Mon, 30 Sep 2002

BP eyes Java market for Tangguh LNG

The Jakarta Post, Jakarta

After securing the Fujian supply contract, Anglo-American energy firm BP Plc is eyeing other markets outside China, including Java, to sell the liquefied natural gas (LNG) it plans to produce at the Tangguh LNG plant in Papua.

In the first phase of construction, BP and its consortium partners plan to install two trains at the Tangguh plant, with a combined capacity of seven million tons per year.

Under the contract signed on Thursday, China's Fujian province will only buy 2.6 million tons per year from the plant.

Philippine energy firm GNPower has signed a letter of intent to buy another 1.5 million tons per year.

Consequently, the plant still has an excess capacity of 2.9 million tons per year.

BP Indonesia president Bill Schrader said the company was seeking buyers for the excess capacity in India, Korea, Japan, the West Coast of the U.S and Java.

"It makes a lot of sense to sell LNG to Java. Although it has a lot of gas surrounding it, Java still has a high demand for gas," Schrader told The Jakarta Post in a special interview, adding that state electricity company PT PLN had indicated an interest to buy LNG for its power plants on the island.

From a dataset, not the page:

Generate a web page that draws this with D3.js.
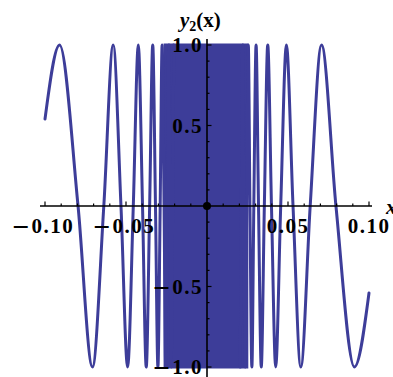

Schrader said BP was giving consideration to building a floating LNG deliquefaction terminal to supply gas to customers in West Java, which is the country's primary industrial hub. Deliquefaction is the process of converting LNG to gas.

The potential of the West Java market has also been acknowledged by state gas transmission and distribution company PT Perusahaan Gas Negara (PGN). The state company has, for years, been planning to build a 900-kilometer pipeline from South Sumatra across the Sunda strait to West Java to carry gas from gas-rich South Sumatra to the industrial region. But it has thus far been unable to raise funds for the project.

PGN has said the project would cost $900 million.

PGN has even planned to build a pipeline worth $1.7 billion to supply gas from East Kalimantan to East Java.

Schrader refuted arguments that the planned LNG deliquefaction terminal offshore from West Java would be in conflict with PGN's pipeline development plan, saying instead that both facilities could complement each other to supply gas to the province.

He maintained, however, the cost of building an LNG-receiving terminal in West Java, plus the transportation cost from Papua to Java, was lower than the cost that would be incurred by PGN for the development of the South Sumatra-West Java pipeline.

The cost for the development of an LNG-receiving terminal was $300 million, according to Schrader.

Schrader claimed that BP and state-owned oil and research center Lemigas had once produced a study that concluded that it was economically feasible to sell LNG in Java.

The Tangguh LNG plant is located at Berau Bintuni Bay, which contains 14.4 trillion cubic feet of proven gas reserves. BP has 50 percent of the reserves, with the balance shared by Mitsubishi (16 percent), Nippon Oil Exploration (12 percent), British Gas (11 percent), Kanematsu Corp. (10 percent) and LNG Japan (1 percent).

Chinese state-owned firm China National Offshore Oil Corporation (CNOOC), which acts as the buyer in the Fujian LNG supply contract, will take a 12.5 percent stake in the gas fields.

The Fujian contract will generate a total of $8.5 billion in sales revenue to the government throughout the contract period of 25 years, while the two trains, if running at full capacity, will generate $21 billion in revenue.

Initially, BP and its partners had planned to install four trains at the Tangguh plant, which will generate $45 billion in revenue.